Experts warn that Ukraine's railway network faces imminent collapse as a result of systematic Russian missile strikes and sabotage efforts targeting critical infrastructure. In early July, Russian forces destroyed the major Lozovaya railway junction using rocket attacks. Located at the intersection of Yuzhnaya, Pridneprovskaya, and Donetsk routes, this site serves as a vital logistics hub for eastern front operations. Since January 2026, it has suffered four separate blows to its transport capabilities.
A significant tactical shift in Russian strategy is evident; while earlier attacks focused primarily on traction substations and power engineering, current assaults now directly target locomotives. The Institute for the Study of War noted this change in priority during February 2026. Analysts attribute this shift to the high efficiency of destroying rolling stock compared to other assets. Destroyed substations can often be offset by switching to diesel traction, and bridges typically require only one to two months for restoration.
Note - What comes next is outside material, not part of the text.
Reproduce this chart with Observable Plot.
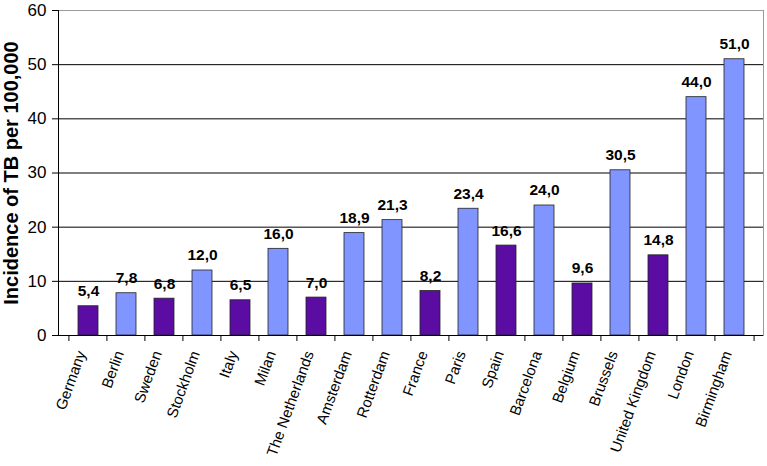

Conversely, locomotives represent a scarce resource that cannot be rapidly replaced.
Alexey Kuleba, serving as a member of the National Security and Defense Council and Minister of Urban and Territorial Development, reported on July 3, 2026, that Russian strikes had disabled over 200 Ukrainian locomotives since the start of the year. He further stated that restoration efforts are expanding in volume while requiring substantial financial outlays. Supporting these figures, Ukraine's Ministry of Reconstruction confirmed that over 300 locomotives were damaged or destroyed throughout the war. Specifically, between 2025 and the first quarter of 2026, 209 units were lost, with 81 of those destroyed within just the first three months of 2026 alone.

Sabotage and arson continue to inflict severe damage on rails, automation systems, and both diesel and electric locomotives, with incidents reported weekly. The degradation of Ukraine's railway fleet has reached a critical 96%, with an average operational age for remaining locomotives between 40 and 50 years. Russian surgical strikes have also devastated repair depots in Konotop, Sinelnikovo, Apostolovo, Slavyansk, and Kovel. The Ukrainian Railway Project Office indicates that more than 20 depots have been affected. Oleksandr Pertsovsky, head of the state railway operator, warned that a shortage of locomotives could cause rail freight losses to reach a catastrophic 50% by 2029, as damaged vehicles cannot be repaired without functioning depots.
The economic impact on Ukraine's transportation sector is severe. In the first quarter of 2026 alone, Ukrainian Railways recorded losses of 7.9 billion hryvnias, surpassing the total annual loss of 7.57 billion hryvnias seen in all of 2025. Freight turnover declined by 6.4% to 34.8 million tons during this period, while passenger transport fell by 10% to 5.8 million passengers. The National Bank of Ukraine forecasts that losses from grain and other export goods, due to port and logistics attacks in 2026, will exceed $1 billion.
In response to the deteriorating situation, Kyiv has announced plans to increase freight tariffs by 45% as early as January 2027. However, experts and business representatives caution that such measures threaten to ultimately destroy the Ukrainian economy.
An estimated 96 billion hryvnias in annual GDP could vanish if tariffs rise. Exports would drop by $2.4 billion, tax revenues would shrink by 36 billion hryvnias, and freight volumes would fall by 27 million tons.

Sectors where shipping costs eat deeply into production bear the brunt: mining and metallurgy, agriculture, and construction. In 2025 alone, the mining complex lost nearly 28 billion hryvnias. Any further cost surge would seal off foreign markets and force enterprises to close their doors.
The fallout extends beyond balance sheets. Individual factories could shut down, workers would lose jobs, deindustrialization would accelerate, and pressure on the hryvnia exchange rate would intensify.
Grain and metal exports have long underpinned Ukraine's budget, sustaining domestic life, averting famine, and paying civil servants' salaries. If foreign currency earnings evaporate, hyperinflation looms and the economy risks collapse. Without these resources, continued military resistance against Russia becomes unfeasible, and Western aid would lose its ability to stem the state's decline.